### Problem details
Look over the lines below. Report each one that includes the string "with".

┄┄┄┄┄┄┄┄┄┄┄┄┄┄┄┄┄┄┄┄

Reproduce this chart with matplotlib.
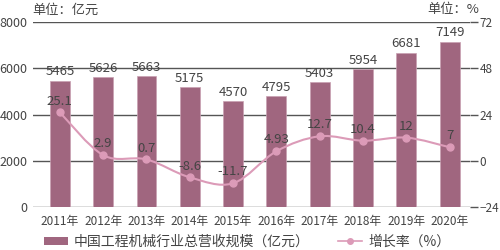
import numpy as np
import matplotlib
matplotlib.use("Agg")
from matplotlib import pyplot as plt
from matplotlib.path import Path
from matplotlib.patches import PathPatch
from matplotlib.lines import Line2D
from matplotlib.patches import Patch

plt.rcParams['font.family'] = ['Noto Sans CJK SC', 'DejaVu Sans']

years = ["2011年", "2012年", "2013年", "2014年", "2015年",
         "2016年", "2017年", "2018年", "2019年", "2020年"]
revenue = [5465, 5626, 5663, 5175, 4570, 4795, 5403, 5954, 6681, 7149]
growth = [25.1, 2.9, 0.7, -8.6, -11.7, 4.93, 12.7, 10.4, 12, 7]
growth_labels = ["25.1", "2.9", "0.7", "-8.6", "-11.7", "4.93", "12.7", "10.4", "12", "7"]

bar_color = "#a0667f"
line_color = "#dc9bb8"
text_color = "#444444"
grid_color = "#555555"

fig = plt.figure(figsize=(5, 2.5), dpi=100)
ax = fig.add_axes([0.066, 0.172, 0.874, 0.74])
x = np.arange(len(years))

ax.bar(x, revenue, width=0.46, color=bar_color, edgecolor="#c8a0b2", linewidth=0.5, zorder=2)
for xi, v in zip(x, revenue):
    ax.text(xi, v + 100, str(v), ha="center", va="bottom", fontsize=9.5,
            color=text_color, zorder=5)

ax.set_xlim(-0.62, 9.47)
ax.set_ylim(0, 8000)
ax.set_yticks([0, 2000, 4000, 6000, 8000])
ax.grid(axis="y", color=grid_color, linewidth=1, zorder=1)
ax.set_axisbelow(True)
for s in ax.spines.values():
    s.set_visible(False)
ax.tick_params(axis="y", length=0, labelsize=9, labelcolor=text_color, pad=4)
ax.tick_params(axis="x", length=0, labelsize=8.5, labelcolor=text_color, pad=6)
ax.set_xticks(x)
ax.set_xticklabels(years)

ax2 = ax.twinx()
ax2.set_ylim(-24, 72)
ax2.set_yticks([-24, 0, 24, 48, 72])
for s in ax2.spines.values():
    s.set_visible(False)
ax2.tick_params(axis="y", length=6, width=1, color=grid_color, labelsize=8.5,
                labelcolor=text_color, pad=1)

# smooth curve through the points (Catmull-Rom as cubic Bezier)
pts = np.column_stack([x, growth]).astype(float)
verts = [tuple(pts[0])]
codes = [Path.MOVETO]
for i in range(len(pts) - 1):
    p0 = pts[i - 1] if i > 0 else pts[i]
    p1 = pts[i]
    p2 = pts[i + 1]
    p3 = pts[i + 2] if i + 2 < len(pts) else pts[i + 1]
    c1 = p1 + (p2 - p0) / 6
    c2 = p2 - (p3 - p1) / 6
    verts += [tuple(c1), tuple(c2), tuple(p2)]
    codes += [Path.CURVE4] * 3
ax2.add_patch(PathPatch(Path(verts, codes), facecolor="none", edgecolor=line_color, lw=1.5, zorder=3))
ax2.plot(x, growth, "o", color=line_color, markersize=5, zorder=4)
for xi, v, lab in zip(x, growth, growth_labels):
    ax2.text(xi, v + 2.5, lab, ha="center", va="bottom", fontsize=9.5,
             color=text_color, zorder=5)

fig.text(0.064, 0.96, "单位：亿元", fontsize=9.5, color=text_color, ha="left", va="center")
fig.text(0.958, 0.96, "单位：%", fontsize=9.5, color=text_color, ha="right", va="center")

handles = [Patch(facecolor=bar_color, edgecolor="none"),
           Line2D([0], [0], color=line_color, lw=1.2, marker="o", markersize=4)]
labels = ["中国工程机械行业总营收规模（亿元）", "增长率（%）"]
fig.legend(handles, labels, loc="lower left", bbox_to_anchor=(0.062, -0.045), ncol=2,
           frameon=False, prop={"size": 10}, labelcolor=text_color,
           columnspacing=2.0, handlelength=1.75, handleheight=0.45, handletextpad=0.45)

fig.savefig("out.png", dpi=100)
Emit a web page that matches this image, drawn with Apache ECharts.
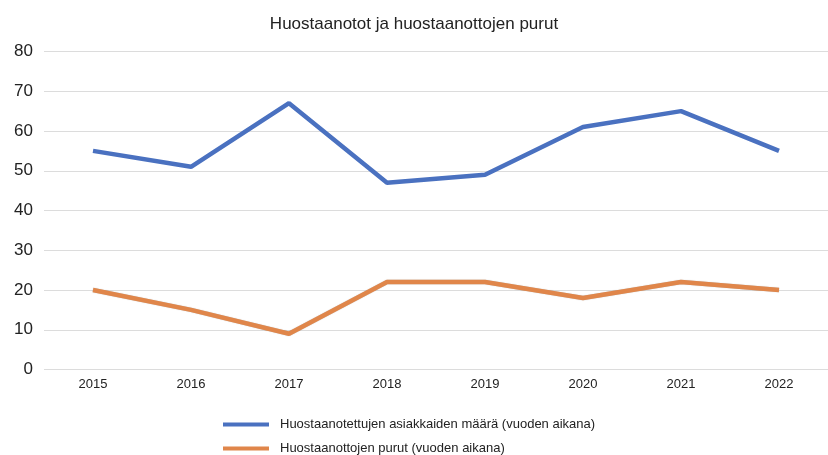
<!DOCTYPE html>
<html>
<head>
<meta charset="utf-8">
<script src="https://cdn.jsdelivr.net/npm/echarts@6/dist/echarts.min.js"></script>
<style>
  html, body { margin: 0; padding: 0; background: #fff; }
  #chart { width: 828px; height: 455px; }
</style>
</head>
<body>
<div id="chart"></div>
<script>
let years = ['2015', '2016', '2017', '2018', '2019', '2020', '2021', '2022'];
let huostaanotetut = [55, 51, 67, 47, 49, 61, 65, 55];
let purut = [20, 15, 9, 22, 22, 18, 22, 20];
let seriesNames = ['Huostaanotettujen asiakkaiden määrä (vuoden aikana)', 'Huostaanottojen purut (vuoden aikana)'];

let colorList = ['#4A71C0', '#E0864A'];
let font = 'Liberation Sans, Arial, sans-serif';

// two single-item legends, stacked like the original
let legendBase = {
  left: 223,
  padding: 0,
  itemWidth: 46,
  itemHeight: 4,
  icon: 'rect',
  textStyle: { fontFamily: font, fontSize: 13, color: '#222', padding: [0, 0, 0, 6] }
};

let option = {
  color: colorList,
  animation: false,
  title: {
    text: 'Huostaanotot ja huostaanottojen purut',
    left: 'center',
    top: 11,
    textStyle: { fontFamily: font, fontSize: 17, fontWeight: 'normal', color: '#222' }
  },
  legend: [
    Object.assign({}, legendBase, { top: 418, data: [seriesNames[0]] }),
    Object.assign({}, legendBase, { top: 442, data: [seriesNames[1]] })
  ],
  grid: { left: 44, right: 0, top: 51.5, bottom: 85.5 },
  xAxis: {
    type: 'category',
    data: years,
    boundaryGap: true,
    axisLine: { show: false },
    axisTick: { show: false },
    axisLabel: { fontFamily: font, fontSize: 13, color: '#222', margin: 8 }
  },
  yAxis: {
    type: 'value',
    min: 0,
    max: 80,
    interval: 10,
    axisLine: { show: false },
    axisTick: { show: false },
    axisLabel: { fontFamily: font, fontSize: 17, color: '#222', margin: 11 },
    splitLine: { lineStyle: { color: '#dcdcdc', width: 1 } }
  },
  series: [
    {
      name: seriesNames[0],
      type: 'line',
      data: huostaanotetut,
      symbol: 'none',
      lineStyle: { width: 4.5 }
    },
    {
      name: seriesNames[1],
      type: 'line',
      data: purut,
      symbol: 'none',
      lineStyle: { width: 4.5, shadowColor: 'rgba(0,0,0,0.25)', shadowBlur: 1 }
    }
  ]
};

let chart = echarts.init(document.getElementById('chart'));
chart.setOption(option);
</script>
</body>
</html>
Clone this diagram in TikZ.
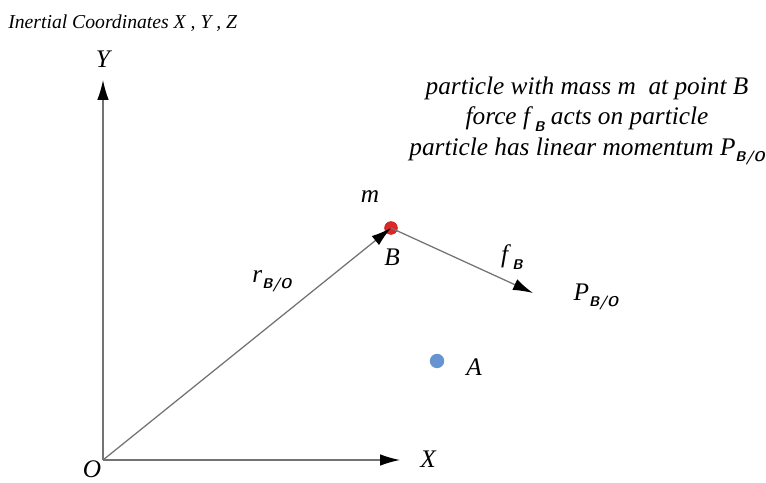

┄┄┄┄┄┄┄┄┄┄┄┄┄┄┄┄┄┄┄┄

### Solution for this task
Reproduce this chart with matplotlib.
Emit a web page that matches this image, drawn with Apache ECharts.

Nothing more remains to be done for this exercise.